The first magistrate heard the case to the stage where he put the appellant on his defence. The appellant told the court that he had three witnesses and needed time to call them. This was on 22nd February 2012 prompting the trial court to adjourn the matter to the following day. This to me was not adequate time given that the appellant was in custody. The appellant was not however prejudiced as on 23rd February 2012 when he sought time and was allowed up to 28th March 2012.

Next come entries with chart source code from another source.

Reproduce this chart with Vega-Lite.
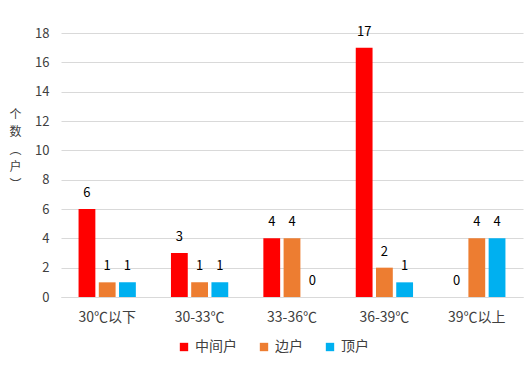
{
  "$schema": "https://vega.github.io/schema/vega-lite/v6.json",
  "autosize": "none",
  "width": 462,
  "height": 264,
  "padding": {"left": 61, "top": 33, "right": 7, "bottom": 68},
  "background": "white",
  "config": {
    "view": {"stroke": null},
    "font": "Noto Sans CJK SC"
  },
  "data": {
    "values": [
      {"cat": "30℃以下", "series": "中间户", "v": 6},
      {"cat": "30℃以下", "series": "边户", "v": 1},
      {"cat": "30℃以下", "series": "顶户", "v": 1},
      {"cat": "30-33℃", "series": "中间户", "v": 3},
      {"cat": "30-33℃", "series": "边户", "v": 1},
      {"cat": "30-33℃", "series": "顶户", "v": 1},
      {"cat": "33-36℃", "series": "中间户", "v": 4},
      {"cat": "33-36℃", "series": "边户", "v": 4},
      {"cat": "33-36℃", "series": "顶户", "v": 0},
      {"cat": "36-39℃", "series": "中间户", "v": 17},
      {"cat": "36-39℃", "series": "边户", "v": 2},
      {"cat": "36-39℃", "series": "顶户", "v": 1},
      {"cat": "39℃以上", "series": "中间户", "v": 0},
      {"cat": "39℃以上", "series": "边户", "v": 4},
      {"cat": "39℃以上", "series": "顶户", "v": 4}
    ]
  },
  "encoding": {
    "x": {
      "field": "cat", "type": "nominal", "sort": null,
      "scale": {"paddingInner": 0.38, "paddingOuter": 0.19},
      "axis": {
        "title": null, "labelAngle": 0, "ticks": false,
        "domainColor": "#d9d9d9", "labelFontSize": 14, "labelColor": "#404040",
        "labelPadding": 13, "labelFont": "Noto Sans CJK SC"
      }
    },
    "xOffset": {
      "field": "series", "type": "nominal", "sort": ["中间户", "边户", "顶户"],
      "scale": {"paddingInner": 0.17, "paddingOuter": 0}
    },
    "y": {
      "field": "v", "type": "quantitative",
      "scale": {"domain": [0, 18], "nice": false},
      "axis": {
        "values": [0, 2, 4, 6, 8, 10, 12, 14, 16, 18],
        "title": ["个", "数", "︵", "户", "︶"],
        "titleAngle": 0, "titleX": -46, "titleY": 76, "titleBaseline": "top",
        "titleAlign": "center", "titleLineHeight": 17.5, "titleFontSize": 12,
        "titleFontWeight": "normal", "titleColor": "#404040",
        "domain": false, "ticks": false, "labelPadding": 12,
        "labelFontSize": 13, "labelColor": "#404040",
        "gridColor": "#d9d9d9"
      }
    }
  },
  "layer": [
    {
      "mark": {"type": "bar"},
      "encoding": {
        "color": {
          "field": "series", "type": "nominal", "sort": ["中间户", "边户", "顶户"],
          "scale": {"domain": ["中间户", "边户", "顶户"], "range": ["#FF0000", "#ED7D31", "#00B0F0"]},
          "legend": {
            "title": null, "orient": "none", "direction": "horizontal",
            "legendX": 116, "legendY": 307, "symbolType": "square", "symbolSize": 70,
            "symbolStrokeWidth": 0, "labelFontSize": 14, "labelColor": "#404040",
            "columnPadding": 20, "labelOffset": 4, "padding": 0
          }
        }
      }
    },
    {
      "mark": {"type": "text", "baseline": "bottom", "dy": -9, "fontSize": 13, "color": "#000000"},
      "encoding": {"text": {"field": "v", "type": "quantitative"}}
    }
  ]
}
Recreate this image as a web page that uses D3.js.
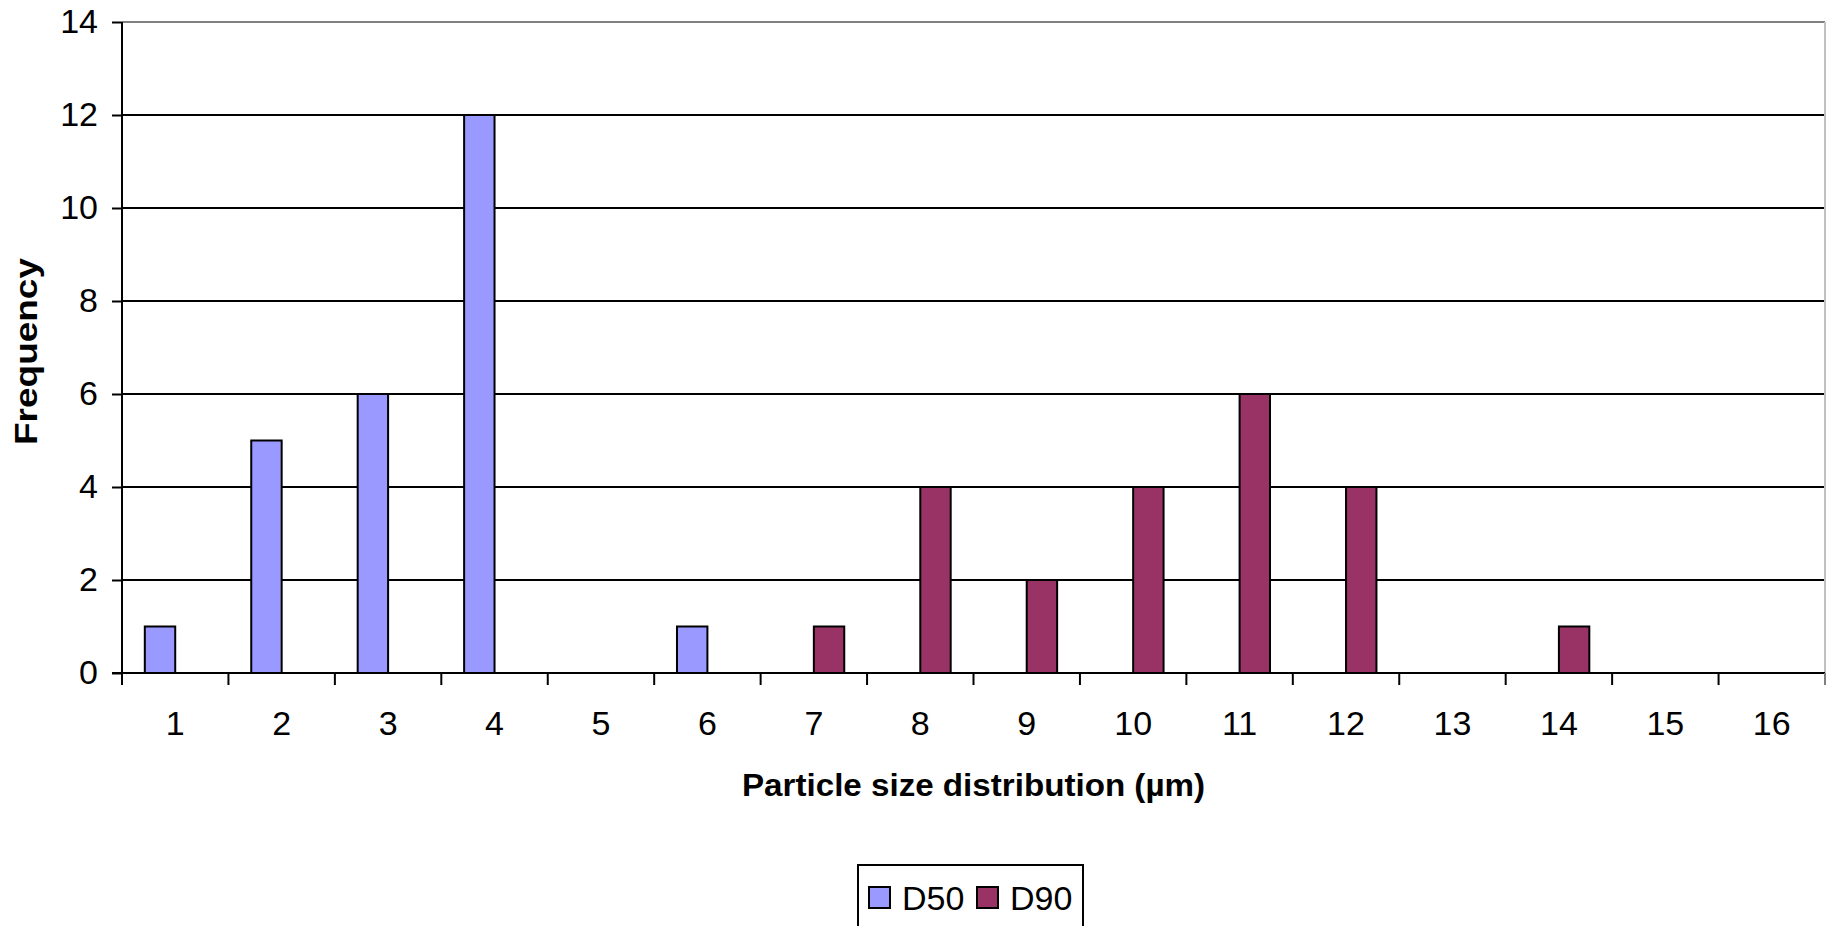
<!DOCTYPE html>
<html>
<head>
<meta charset="utf-8">
<script src="https://cdn.jsdelivr.net/npm/d3@7"></script>
<style>
  html, body { margin: 0; padding: 0; background: #fff; }
  svg { display: block; }
  text { font-family: "Liberation Sans", Arial, sans-serif; fill: #000; }
</style>
</head>
<body>
<svg id="chart" width="1826" height="926"></svg>
<script>
// Particle size classes (µm) and the frequency counts for each series
const categories = ["1","2","3","4","5","6","7","8","9","10","11","12","13","14","15","16"];
const seriesNames = ["D50", "D90"];
const d50Values = [1, 5, 6, 12, 0, 1, 0, 0, 0, 0, 0, 0, 0, 0, 0, 0];
const d90Values = [0, 0, 0, 0, 0, 0, 1, 4, 2, 4, 6, 4, 0, 1, 0, 0];
const yTicks = [0, 2, 4, 6, 8, 10, 12, 14];
const seriesColors = ["#9999FF", "#993366"];

const svg = d3.select("#chart");
const plot = { left: 122, right: 1825, top: 22, bottom: 673 };

const x = d3.scaleBand().domain(categories).range([plot.left, plot.right]).paddingInner(0).paddingOuter(0);
// Excel-style grouping: gap width 150% => each bar is band / 3.5 wide
const xInner = d3.scaleBand().domain(seriesNames).range([0, x.bandwidth()]).paddingInner(0).paddingOuter(0.75);
const y = d3.scaleLinear().domain([0, 14]).range([plot.bottom, plot.top]);

// horizontal gridlines
svg.append("g").selectAll("line")
  .data(yTicks.filter(t => t > 0))
  .join("line")
  .attr("x1", plot.left).attr("x2", plot.right)
  .attr("y1", d => y(d)).attr("y2", d => y(d))
  .attr("stroke", d => d === 14 ? "#808080" : "#000")
  .attr("stroke-width", 2);

// right border of plot area
svg.append("line")
  .attr("x1", plot.right).attr("x2", plot.right)
  .attr("y1", plot.top).attr("y2", plot.bottom)
  .attr("stroke", "#c0c0c0").attr("stroke-width", 2);

// bars
const rows = categories.map((c, i) => ({ cat: c, vals: [d50Values[i], d90Values[i]] }));
const groups = svg.append("g").selectAll("g")
  .data(rows).join("g")
  .attr("transform", d => `translate(${x(d.cat)},0)`);
groups.selectAll("rect")
  .data(d => d.vals.map((v, k) => ({ key: seriesNames[k], v, k })).filter(e => e.v > 0))
  .join("rect")
  .attr("x", d => xInner(d.key))
  .attr("width", xInner.bandwidth())
  .attr("y", d => y(d.v))
  .attr("height", d => y(0) - y(d.v))
  .attr("fill", d => seriesColors[d.k])
  .attr("stroke", "#000")
  .attr("stroke-width", 2);

// y axis
const yAxis = d3.axisLeft(y).tickValues(yTicks).tickSize(10).tickPadding(14).tickSizeOuter(0);
const gy = svg.append("g").attr("transform", `translate(${plot.left},0)`).call(yAxis);
gy.select(".domain").attr("stroke", "#000").attr("stroke-width", 2)
  .attr("d", `M0,${plot.top}V${plot.bottom + 12}`);
gy.selectAll(".tick line").attr("stroke", "#000").attr("stroke-width", 2);
gy.selectAll(".tick text").attr("font-size", 34).attr("font-family", "Liberation Sans, Arial, sans-serif").attr("fill", "#000");

// x axis: ticks at category boundaries
const gx = svg.append("g");
gx.append("line")
  .attr("x1", plot.left - 10).attr("x2", plot.right)
  .attr("y1", plot.bottom).attr("y2", plot.bottom)
  .attr("stroke", "#000").attr("stroke-width", 2);
const boundaries = categories.map(c => x(c)).concat([x(categories[categories.length - 1]) + x.bandwidth()]);
gx.selectAll("line.tk").data(boundaries.slice(1)).join("line")
  .attr("class", "tk")
  .attr("x1", d => d).attr("x2", d => d)
  .attr("y1", plot.bottom).attr("y2", plot.bottom + 12)
  .attr("stroke", (d, i) => i === boundaries.length - 2 ? "#808080" : "#000")
  .attr("stroke-width", 2);
gx.selectAll("text").data(categories).join("text")
  .attr("x", d => x(d) + x.bandwidth() / 2)
  .attr("y", 735)
  .attr("text-anchor", "middle")
  .attr("font-size", 34)
  .text(d => d);

// axis titles
svg.append("text")
  .attr("x", (plot.left + plot.right) / 2)
  .attr("y", 796)
  .attr("text-anchor", "middle")
  .attr("font-size", 32)
  .attr("font-weight", "bold")
  .attr("textLength", 463)
  .attr("lengthAdjust", "spacingAndGlyphs")
  .text("Particle size distribution (µm)");

svg.append("text")
  .attr("transform", `translate(37,${(plot.top + plot.bottom) / 2 + 4}) rotate(-90)`)
  .attr("text-anchor", "middle")
  .attr("font-size", 32)
  .attr("font-weight", "bold")
  .attr("textLength", 187)
  .attr("lengthAdjust", "spacingAndGlyphs")
  .text("Frequency");

// legend
const legend = svg.append("g");
legend.append("rect")
  .attr("x", 858).attr("y", 865).attr("width", 225).attr("height", 80)
  .attr("fill", "#fff").attr("stroke", "#000").attr("stroke-width", 2);
const legendX = [869, 977];
seriesNames.forEach((name, k) => {
  legend.append("rect")
    .attr("x", legendX[k]).attr("y", 887).attr("width", 21).attr("height", 21)
    .attr("fill", seriesColors[k]).attr("stroke", "#000").attr("stroke-width", 2);
  legend.append("text")
    .attr("x", legendX[k] + 33).attr("y", 910)
    .attr("font-size", 34)
    .text(name);
});
</script>
</body>
</html>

The trial magistrate was transferred and another magistrate took over the matter. The appellant was also released on bond. When the matter came for hearing on 28th March 2012 section 200 of the Criminal Procedure Code was explained to the appellant and he opted to have the matter proceed without recalling the witnesses who had already testified. The trial magistrate explained section 211 CPC afresh to the appellant who informed the court that he would make a sworn statement and had no witnesses to call.

The record of the court is not wrong as alleged by counsel for the appellant. The record in my view reflects what the appellant informed the court. Up to that stage of the trial, I find no prejudice on the part of the appellant. The appellant was within his rights to state that the case was fabricated.

The only mistake the trial court committed in my considered view is failure to indicate that the appellant had closed his case. After the appellant was cross examined, the trial magistrate proceeded to give a date for judgement without indicating that the appellant had closed his case and this is an error on his part which affects the fair trial of the appellant.

In my view therefore, procedure was not followed. To allow the appellant to be accorded a fair trial this court will and does hereby order a retrial before a different magistrate. The appeal fails on all the grounds advanced. However, due to the failure of the trial court to indicate that the appellant had closed his case this case shall be retried. I make orders accordingly.

Dated, signed and delivered this 11th February 2014.